Work to be completed:
Quote from the first line below through the line that contains "(544.3,448.3) rectangle (682.7,551);", both included, and leave the pictures out.

Dataset content:

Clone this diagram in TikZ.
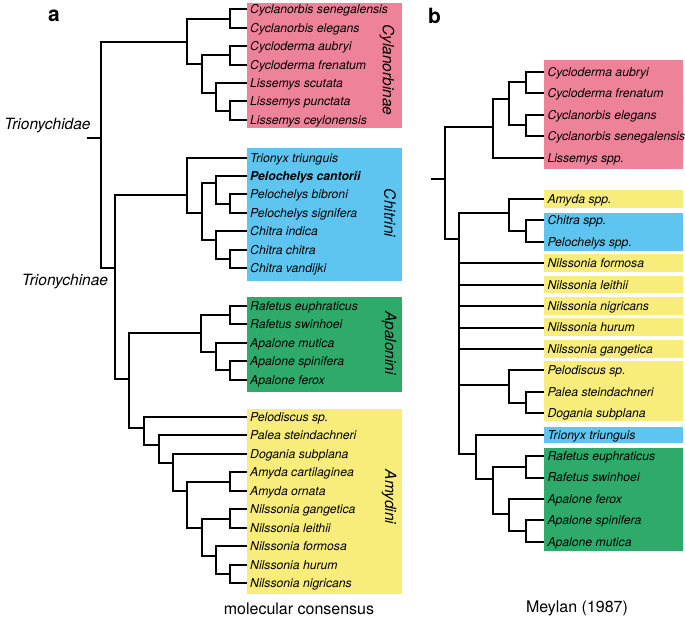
\documentclass[tikz,border=0pt]{standalone}
\usepackage{fontspec}
\setmainfont{TeX Gyre Heros}
\usepackage{tikz}

\definecolor{cyclpink}{HTML}{EE8298}
\definecolor{chitblue}{HTML}{5EC5F0}
\definecolor{apalgreen}{HTML}{2EAB6A}
\definecolor{amydyellow}{HTML}{F8EC7B}

\begin{document}
\begin{tikzpicture}[x=1pt,y=-1pt,
  branch/.style={line width=2pt},
  leaf/.style={anchor=west,inner sep=3pt,text height=8.8pt,text depth=0pt,
    font=\fontsize{12.2}{14}\selectfont\itshape},
  clade/.style={font=\fontsize{15.5}{18}\selectfont\itshape},
  caption/.style={font=\fontsize{16}{19}\selectfont},
  panel/.style={font=\fontsize{21}{24}\selectfont\bfseries}]
  \useasboundingbox (0,0) rectangle (685,620);

  % coloured boxes, panel a
  \fill[cyclpink]   (247.3,2.7)   rectangle (401.7,128.3);
  \fill[chitblue]   (247.3,148.3) rectangle (401.7,280.7);
  \fill[apalgreen]  (247.3,297.3) rectangle (401.7,391.7);
  \fill[amydyellow] (247.3,409)   rectangle (401.7,594.3);

  % coloured boxes, panel b
  \fill[cyclpink]   (544.3,60)    rectangle (682.7,169);
  \fill[amydyellow] (544.3,190)   rectangle (682.7,207.7);
  \fill[chitblue]   (544.3,213.3) rectangle (682.7,251);
  \fill[amydyellow] (544.3,254.3) rectangle (682.7,272);
  \fill[amydyellow] (544.3,276)   rectangle (682.7,293.3);
  \fill[amydyellow] (544.3,297.3) rectangle (682.7,315);
  \fill[amydyellow] (544.3,318.3) rectangle (682.7,336);
  \fill[amydyellow] (544.3,340)   rectangle (682.7,357.7);
  \fill[amydyellow] (544.3,361)   rectangle (682.7,420.7);
  \fill[chitblue]   (544.3,426.7) rectangle (682.7,443.3);
  \fill[apalgreen]  (544.3,448.3) rectangle (682.7,551);

  % panel letters and captions
  \node[panel] (pa) at (54,16) {a};
  \node[panel] (pb) at (434.5,15.5) {b};
  \node[caption] (capa) at (299,609) {molecular consensus};
  \node[caption] (capb) at (577,608) {Meylan (1987)};

  % clade names
  \node[clade] (trd) at (47.5,125.5) {Trionychidae};
  \node[clade] (trn) at (65,281.7) {Trionychinae};
  \node[clade,rotate=-90] (cyc) at (387,70) {Cylanorbinae};
  \node[clade,rotate=-90] (chi) at (390,213) {Chitrini};
  \node[clade,rotate=-90] (apa) at (389,343) {Apalonini};
  \node[clade,rotate=-90] (amy) at (389,497) {Amydini};

  % leaves, panel a
  \node[leaf] (a1)  at (247,9.5)   {Cyclanorbis senegalensis};
  \node[leaf] (a2)  at (247,27.9)  {Cyclanorbis elegans};
  \node[leaf] (a3)  at (247,46.3)  {Cycloderma aubryi};
  \node[leaf] (a4)  at (247,64.7)  {Cycloderma frenatum};
  \node[leaf] (a5)  at (247,83.1)  {Lissemys scutata};
  \node[leaf] (a6)  at (247,101.5) {Lissemys punctata};
  \node[leaf] (a7)  at (247,119.9) {Lissemys ceylonensis};
  \node[leaf] (a8)  at (247,157.7) {Trionyx triunguis};
  \node[leaf] (a9)  at (247,176.1) {\bfseries Pelochelys cantorii};
  \node[leaf] (a10) at (247,194.5) {Pelochelys bibroni};
  \node[leaf] (a11) at (247,212.9) {Pelochelys signifera};
  \node[leaf] (a12) at (247,231.3) {Chitra indica};
  \node[leaf] (a13) at (247,249.7) {Chitra chitra};
  \node[leaf] (a14) at (247,268.1) {Chitra vandijki};
  \node[leaf] (a15) at (247,306)   {Rafetus euphraticus};
  \node[leaf] (a16) at (247,324.4) {Rafetus swinhoei};
  \node[leaf] (a17) at (247,342.8) {Apalone mutica};
  \node[leaf] (a18) at (247,361.2) {Apalone spinifera};
  \node[leaf] (a19) at (247,379.6) {Apalone ferox};
  \node[leaf] (a20) at (247,416.7) {Pelodiscus sp.};
  \node[leaf] (a21) at (247,435.2) {Palea steindachneri};
  \node[leaf] (a22) at (247,453.7) {Dogania subplana};
  \node[leaf] (a23) at (247,472.2) {Amyda cartilaginea};
  \node[leaf] (a24) at (247,490.7) {Amyda ornata};
  \node[leaf] (a25) at (247,509.2) {Nilssonia gangetica};
  \node[leaf] (a26) at (247,527.7) {Nilssonia leithii};
  \node[leaf] (a27) at (247,546.2) {Nilssonia formosa};
  \node[leaf] (a28) at (247,564.7) {Nilssonia hurum};
  \node[leaf] (a29) at (247,583.2) {Nilssonia nigricans};

  % inner nodes, panel a
  \coordinate (aRs) at (86.7,138.3);
  \coordinate (aR)  at (101,138.3);
  \coordinate (aC)  at (186.7,41.7);
  \coordinate (aCa) at (230,18.7);
  \coordinate (aCb) at (201.7,64.3);
  \coordinate (aCc) at (230,55.5);
  \coordinate (aCd) at (216,93.3);
  \coordinate (aCe) at (230,110.7);
  \coordinate (aT)  at (115,267.7);
  \coordinate (aCh) at (186.7,195);
  \coordinate (aCi) at (201.7,213.3);
  \coordinate (aPe) at (216,182.7);
  \coordinate (aPp) at (230,203.7);
  \coordinate (aCx) at (216,240);
  \coordinate (aCy) at (230,258.9);
  \coordinate (aTb) at (129.3,379.3);
  \coordinate (aAp) at (201,333.3);
  \coordinate (aRa) at (230,315.2);
  \coordinate (aAq) at (216,352.3);
  \coordinate (aAr) at (230,370.4);
  \coordinate (aAm) at (144.3,427.7);
  \coordinate (aAn) at (159,445);
  \coordinate (aAo) at (172.7,463.3);
  \coordinate (aAs) at (187,491);
  \coordinate (aAy) at (230,481.5);
  \coordinate (aNi) at (201.7,528.3);
  \coordinate (aNg) at (230,518.5);
  \coordinate (aNb) at (216,556);
  \coordinate (aNh) at (230,574);

  % branches, panel a
  \draw[branch] (aRs) -- (aR);
  \draw[branch] (aR) |- (aC)  (aR) |- (aT);
  \draw[branch] (aC) |- (aCa) (aC) |- (aCb);
  \draw[branch] (aCa) |- (a1.west) (aCa) |- (a2.west);
  \draw[branch] (aCb) |- (aCc) (aCb) |- (aCd);
  \draw[branch] (aCc) |- (a3.west) (aCc) |- (a4.west);
  \draw[branch] (aCd) |- (a5.west) (aCd) |- (aCe);
  \draw[branch] (aCe) |- (a6.west) (aCe) |- (a7.west);
  \draw[branch] (aT) |- (aCh) (aT) |- (aTb);
  \draw[branch] (aCh) |- (a8.west) (aCh) |- (aCi);
  \draw[branch] (aCi) |- (aPe) (aCi) |- (aCx);
  \draw[branch] (aPe) |- (a9.west) (aPe) |- (aPp);
  \draw[branch] (aPp) |- (a10.west) (aPp) |- (a11.west);
  \draw[branch] (aCx) |- (a12.west) (aCx) |- (aCy);
  \draw[branch] (aCy) |- (a13.west) (aCy) |- (a14.west);
  \draw[branch] (aTb) |- (aAp) (aTb) |- (aAm);
  \draw[branch] (aAp) |- (aRa) (aAp) |- (aAq);
  \draw[branch] (aRa) |- (a15.west) (aRa) |- (a16.west);
  \draw[branch] (aAq) |- (a17.west) (aAq) |- (aAr);
  \draw[branch] (aAr) |- (a18.west) (aAr) |- (a19.west);
  \draw[branch] (aAm) |- (a20.west) (aAm) |- (aAn);
  \draw[branch] (aAn) |- (a21.west) (aAn) |- (aAo);
  \draw[branch] (aAo) |- (a22.west) (aAo) |- (aAs);
  \draw[branch] (aAs) |- (aAy) (aAs) |- (aNi);
  \draw[branch] (aAy) |- (a23.west) (aAy) |- (a24.west);
  \draw[branch] (aNi) |- (aNg) (aNi) |- (aNb);
  \draw[branch] (aNg) |- (a25.west) (aNg) |- (a26.west);
  \draw[branch] (aNb) |- (a27.west) (aNb) |- (aNh);
  \draw[branch] (aNh) |- (a28.west) (aNh) |- (a29.west);

  % leaves, panel b
  \node[leaf] (b1)  at (544.3,71.7)  {Cycloderma aubryi};
  \node[leaf] (b2)  at (544.3,93.2)  {Cycloderma frenatum};
  \node[leaf] (b3)  at (544.3,114.7) {Cyclanorbis elegans};
  \node[leaf] (b4)  at (544.3,136.2) {Cyclanorbis senegalensis};
  \node[leaf] (b5)  at (544.3,157.7) {Lissemys spp.};
  \node[leaf] (b6)  at (544.3,199)   {Amyda spp.};
  \node[leaf] (b7)  at (544.3,220.4) {Chitra spp.};
  \node[leaf] (b8)  at (544.3,241.8) {Pelochelys spp.};
  \node[leaf] (b9)  at (544.3,263.3) {Nilssonia formosa};
  \node[leaf] (b10) at (544.3,284.7) {Nilssonia leithii};
  \node[leaf] (b11) at (544.3,306.1) {Nilssonia nigricans};
  \node[leaf] (b12) at (544.3,327.5) {Nilssonia hurum};
  \node[leaf] (b13) at (544.3,348.9) {Nilssonia gangetica};
  \node[leaf] (b14) at (544.3,370.4) {Pelodiscus sp.};
  \node[leaf] (b15) at (544.3,391.8) {Palea steindachneri};
  \node[leaf] (b16) at (544.3,413.2) {Dogania subplana};
  \node[leaf] (b17) at (544.3,434.6) {Trionyx triunguis};
  \node[leaf] (b18) at (544.3,456)   {Rafetus euphraticus};
  \node[leaf] (b19) at (544.3,477.5) {Rafetus swinhoei};
  \node[leaf] (b20) at (544.3,498.9) {Apalone ferox};
  \node[leaf] (b21) at (544.3,520.3) {Apalone spinifera};
  \node[leaf] (b22) at (544.3,541.7) {Apalone mutica};

  % inner nodes, panel b
  \coordinate (bRs) at (430.7,179);
  \coordinate (bR)  at (445,179);
  \coordinate (bP)  at (492.7,126.7);
  \coordinate (bPa) at (509.3,99.3);
  \coordinate (bPb) at (526,82.45);
  \coordinate (bPc) at (526,125.45);
  \coordinate (bS)  at (459.3,239);
  \coordinate (bSa) at (509.3,213.3);
  \coordinate (bSd) at (526,231.1);
  \coordinate (bSb) at (509.3,385);
  \coordinate (bSe) at (526,402.5);
  \coordinate (bSc) at (476,454.3);
  \coordinate (bSf) at (492.7,479.3);
  \coordinate (bSg) at (526,466.75);
  \coordinate (bSh) at (509.3,514);
  \coordinate (bSi) at (526,531);

  % branches, panel b
  \draw[branch] (bRs) -- (bR);
  \draw[branch] (bR) |- (bP) (bR) |- (bS);
  \draw[branch] (bP) |- (bPa) (bP) |- (b5.west);
  \draw[branch] (bPa) |- (bPb) (bPa) |- (bPc);
  \draw[branch] (bPb) |- (b1.west) (bPb) |- (b2.west);
  \draw[branch] (bPc) |- (b3.west) (bPc) |- (b4.west);
  \draw[branch] (bS) |- (bSa) (bS) |- (bSb) (bS) |- (bSc);
  \draw[branch] (bS) |- (b9.west)  (bS) |- (b10.west) (bS) |- (b11.west)
                (bS) |- (b12.west) (bS) |- (b13.west);
  \draw[branch] (bSa) |- (b6.west) (bSa) |- (bSd);
  \draw[branch] (bSd) |- (b7.west) (bSd) |- (b8.west);
  \draw[branch] (bSb) |- (b14.west) (bSb) |- (bSe);
  \draw[branch] (bSe) |- (b15.west) (bSe) |- (b16.west);
  \draw[branch] (bSc) |- (b17.west) (bSc) |- (bSf);
  \draw[branch] (bSf) |- (bSg) (bSf) |- (bSh);
  \draw[branch] (bSg) |- (b18.west) (bSg) |- (b19.west);
  \draw[branch] (bSh) |- (b20.west) (bSh) |- (bSi);
  \draw[branch] (bSi) |- (b21.west) (bSi) |- (b22.west);
\end{tikzpicture}
\end{document}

Full solution:
Clone this diagram in TikZ.
\documentclass[tikz,border=0pt]{standalone}
\usepackage{fontspec}
\setmainfont{TeX Gyre Heros}
\usepackage{tikz}

\definecolor{cyclpink}{HTML}{EE8298}
\definecolor{chitblue}{HTML}{5EC5F0}
\definecolor{apalgreen}{HTML}{2EAB6A}
\definecolor{amydyellow}{HTML}{F8EC7B}

\begin{document}
\begin{tikzpicture}[x=1pt,y=-1pt,
  branch/.style={line width=2pt},
  leaf/.style={anchor=west,inner sep=3pt,text height=8.8pt,text depth=0pt,
    font=\fontsize{12.2}{14}\selectfont\itshape},
  clade/.style={font=\fontsize{15.5}{18}\selectfont\itshape},
  caption/.style={font=\fontsize{16}{19}\selectfont},
  panel/.style={font=\fontsize{21}{24}\selectfont\bfseries}]
  \useasboundingbox (0,0) rectangle (685,620);

  % coloured boxes, panel a
  \fill[cyclpink]   (247.3,2.7)   rectangle (401.7,128.3);
  \fill[chitblue]   (247.3,148.3) rectangle (401.7,280.7);
  \fill[apalgreen]  (247.3,297.3) rectangle (401.7,391.7);
  \fill[amydyellow] (247.3,409)   rectangle (401.7,594.3);

  % coloured boxes, panel b
  \fill[cyclpink]   (544.3,60)    rectangle (682.7,169);
  \fill[amydyellow] (544.3,190)   rectangle (682.7,207.7);
  \fill[chitblue]   (544.3,213.3) rectangle (682.7,251);
  \fill[amydyellow] (544.3,254.3) rectangle (682.7,272);
  \fill[amydyellow] (544.3,276)   rectangle (682.7,293.3);
  \fill[amydyellow] (544.3,297.3) rectangle (682.7,315);
  \fill[amydyellow] (544.3,318.3) rectangle (682.7,336);
  \fill[amydyellow] (544.3,340)   rectangle (682.7,357.7);
  \fill[amydyellow] (544.3,361)   rectangle (682.7,420.7);
  \fill[chitblue]   (544.3,426.7) rectangle (682.7,443.3);
  \fill[apalgreen]  (544.3,448.3) rectangle (682.7,551);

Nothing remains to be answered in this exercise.